### Entries ###

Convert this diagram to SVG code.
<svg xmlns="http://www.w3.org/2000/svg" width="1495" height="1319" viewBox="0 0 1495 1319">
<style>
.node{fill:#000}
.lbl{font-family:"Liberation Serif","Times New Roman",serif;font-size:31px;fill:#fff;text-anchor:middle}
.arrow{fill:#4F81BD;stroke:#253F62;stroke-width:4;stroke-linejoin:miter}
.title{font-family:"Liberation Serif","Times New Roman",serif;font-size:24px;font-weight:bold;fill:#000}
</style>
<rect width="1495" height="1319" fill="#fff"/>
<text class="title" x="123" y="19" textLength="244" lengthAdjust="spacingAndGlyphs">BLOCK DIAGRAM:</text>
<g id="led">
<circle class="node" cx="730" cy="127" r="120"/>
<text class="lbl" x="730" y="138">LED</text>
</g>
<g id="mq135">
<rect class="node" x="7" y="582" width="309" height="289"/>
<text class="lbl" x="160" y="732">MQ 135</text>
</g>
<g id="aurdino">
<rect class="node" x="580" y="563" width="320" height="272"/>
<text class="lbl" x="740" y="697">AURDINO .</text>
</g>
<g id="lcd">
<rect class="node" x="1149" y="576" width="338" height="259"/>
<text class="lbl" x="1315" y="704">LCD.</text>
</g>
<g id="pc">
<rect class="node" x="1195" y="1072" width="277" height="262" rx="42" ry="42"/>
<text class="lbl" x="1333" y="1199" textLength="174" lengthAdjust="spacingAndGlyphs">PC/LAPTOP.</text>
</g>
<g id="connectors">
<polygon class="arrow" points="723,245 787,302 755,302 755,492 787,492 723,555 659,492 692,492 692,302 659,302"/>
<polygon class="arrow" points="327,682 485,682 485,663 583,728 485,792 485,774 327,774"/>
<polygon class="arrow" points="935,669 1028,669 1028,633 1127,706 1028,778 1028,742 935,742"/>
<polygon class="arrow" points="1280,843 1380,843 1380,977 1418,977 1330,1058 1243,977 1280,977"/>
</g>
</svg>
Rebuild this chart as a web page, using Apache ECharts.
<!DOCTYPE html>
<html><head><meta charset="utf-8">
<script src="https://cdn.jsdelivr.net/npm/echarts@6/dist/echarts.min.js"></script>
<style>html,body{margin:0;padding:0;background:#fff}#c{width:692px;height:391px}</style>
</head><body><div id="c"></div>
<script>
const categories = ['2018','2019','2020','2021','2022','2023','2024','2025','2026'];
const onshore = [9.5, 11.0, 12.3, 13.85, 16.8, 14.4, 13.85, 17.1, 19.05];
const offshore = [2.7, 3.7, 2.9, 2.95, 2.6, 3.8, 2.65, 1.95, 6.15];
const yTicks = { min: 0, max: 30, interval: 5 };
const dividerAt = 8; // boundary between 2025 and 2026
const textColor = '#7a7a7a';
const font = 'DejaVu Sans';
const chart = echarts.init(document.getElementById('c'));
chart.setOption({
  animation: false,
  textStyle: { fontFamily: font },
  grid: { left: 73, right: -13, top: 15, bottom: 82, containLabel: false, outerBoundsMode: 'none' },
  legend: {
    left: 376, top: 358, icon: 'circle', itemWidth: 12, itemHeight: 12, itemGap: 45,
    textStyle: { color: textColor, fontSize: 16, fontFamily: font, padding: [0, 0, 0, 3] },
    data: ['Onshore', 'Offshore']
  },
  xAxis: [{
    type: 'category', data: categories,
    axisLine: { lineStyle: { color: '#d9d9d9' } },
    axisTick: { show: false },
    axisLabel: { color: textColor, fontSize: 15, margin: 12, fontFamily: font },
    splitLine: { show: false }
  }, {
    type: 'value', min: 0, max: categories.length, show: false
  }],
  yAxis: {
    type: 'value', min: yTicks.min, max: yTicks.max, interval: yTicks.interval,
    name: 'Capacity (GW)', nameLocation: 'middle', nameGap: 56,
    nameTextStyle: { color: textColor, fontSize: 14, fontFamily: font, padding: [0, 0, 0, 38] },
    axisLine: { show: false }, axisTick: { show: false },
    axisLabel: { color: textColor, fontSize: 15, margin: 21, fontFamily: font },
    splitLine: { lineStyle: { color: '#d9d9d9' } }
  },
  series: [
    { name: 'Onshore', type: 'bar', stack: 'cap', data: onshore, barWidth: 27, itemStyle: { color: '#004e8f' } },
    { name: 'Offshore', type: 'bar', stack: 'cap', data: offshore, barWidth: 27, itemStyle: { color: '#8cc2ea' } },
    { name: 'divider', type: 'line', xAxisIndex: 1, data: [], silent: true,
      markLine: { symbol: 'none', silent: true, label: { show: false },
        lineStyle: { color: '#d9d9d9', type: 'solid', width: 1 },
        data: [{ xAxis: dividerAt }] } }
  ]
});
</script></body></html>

###

**Problem details**
All of the records must be retyped exactly as they are.

**Finished answer**
Convert this diagram to SVG code.
<svg xmlns="http://www.w3.org/2000/svg" width="1495" height="1319" viewBox="0 0 1495 1319">
<style>
.node{fill:#000}
.lbl{font-family:"Liberation Serif","Times New Roman",serif;font-size:31px;fill:#fff;text-anchor:middle}
.arrow{fill:#4F81BD;stroke:#253F62;stroke-width:4;stroke-linejoin:miter}
.title{font-family:"Liberation Serif","Times New Roman",serif;font-size:24px;font-weight:bold;fill:#000}
</style>
<rect width="1495" height="1319" fill="#fff"/>
<text class="title" x="123" y="19" textLength="244" lengthAdjust="spacingAndGlyphs">BLOCK DIAGRAM:</text>
<g id="led">
<circle class="node" cx="730" cy="127" r="120"/>
<text class="lbl" x="730" y="138">LED</text>
</g>
<g id="mq135">
<rect class="node" x="7" y="582" width="309" height="289"/>
<text class="lbl" x="160" y="732">MQ 135</text>
</g>
<g id="aurdino">
<rect class="node" x="580" y="563" width="320" height="272"/>
<text class="lbl" x="740" y="697">AURDINO .</text>
</g>
<g id="lcd">
<rect class="node" x="1149" y="576" width="338" height="259"/>
<text class="lbl" x="1315" y="704">LCD.</text>
</g>
<g id="pc">
<rect class="node" x="1195" y="1072" width="277" height="262" rx="42" ry="42"/>
<text class="lbl" x="1333" y="1199" textLength="174" lengthAdjust="spacingAndGlyphs">PC/LAPTOP.</text>
</g>
<g id="connectors">
<polygon class="arrow" points="723,245 787,302 755,302 755,492 787,492 723,555 659,492 692,492 692,302 659,302"/>
<polygon class="arrow" points="327,682 485,682 485,663 583,728 485,792 485,774 327,774"/>
<polygon class="arrow" points="935,669 1028,669 1028,633 1127,706 1028,778 1028,742 935,742"/>
<polygon class="arrow" points="1280,843 1380,843 1380,977 1418,977 1330,1058 1243,977 1280,977"/>
</g>
</svg>
Rebuild this chart as a web page, using Apache ECharts.
<!DOCTYPE html>
<html><head><meta charset="utf-8">
<script src="https://cdn.jsdelivr.net/npm/echarts@6/dist/echarts.min.js"></script>
<style>html,body{margin:0;padding:0;background:#fff}#c{width:692px;height:391px}</style>
</head><body><div id="c"></div>
<script>
const categories = ['2018','2019','2020','2021','2022','2023','2024','2025','2026'];
const onshore = [9.5, 11.0, 12.3, 13.85, 16.8, 14.4, 13.85, 17.1, 19.05];
const offshore = [2.7, 3.7, 2.9, 2.95, 2.6, 3.8, 2.65, 1.95, 6.15];
const yTicks = { min: 0, max: 30, interval: 5 };
const dividerAt = 8; // boundary between 2025 and 2026
const textColor = '#7a7a7a';
const font = 'DejaVu Sans';
const chart = echarts.init(document.getElementById('c'));
chart.setOption({
  animation: false,
  textStyle: { fontFamily: font },
  grid: { left: 73, right: -13, top: 15, bottom: 82, containLabel: false, outerBoundsMode: 'none' },
  legend: {
    left: 376, top: 358, icon: 'circle', itemWidth: 12, itemHeight: 12, itemGap: 45,
    textStyle: { color: textColor, fontSize: 16, fontFamily: font, padding: [0, 0, 0, 3] },
    data: ['Onshore', 'Offshore']
  },
  xAxis: [{
    type: 'category', data: categories,
    axisLine: { lineStyle: { color: '#d9d9d9' } },
    axisTick: { show: false },
    axisLabel: { color: textColor, fontSize: 15, margin: 12, fontFamily: font },
    splitLine: { show: false }
  }, {
    type: 'value', min: 0, max: categories.length, show: false
  }],
  yAxis: {
    type: 'value', min: yTicks.min, max: yTicks.max, interval: yTicks.interval,
    name: 'Capacity (GW)', nameLocation: 'middle', nameGap: 56,
    nameTextStyle: { color: textColor, fontSize: 14, fontFamily: font, padding: [0, 0, 0, 38] },
    axisLine: { show: false }, axisTick: { show: false },
    axisLabel: { color: textColor, fontSize: 15, margin: 21, fontFamily: font },
    splitLine: { lineStyle: { color: '#d9d9d9' } }
  },
  series: [
    { name: 'Onshore', type: 'bar', stack: 'cap', data: onshore, barWidth: 27, itemStyle: { color: '#004e8f' } },
    { name: 'Offshore', type: 'bar', stack: 'cap', data: offshore, barWidth: 27, itemStyle: { color: '#8cc2ea' } },
    { name: 'divider', type: 'line', xAxisIndex: 1, data: [], silent: true,
      markLine: { symbol: 'none', silent: true, label: { show: false },
        lineStyle: { color: '#d9d9d9', type: 'solid', width: 1 },
        data: [{ xAxis: dividerAt }] } }
  ]
});
</script></body></html>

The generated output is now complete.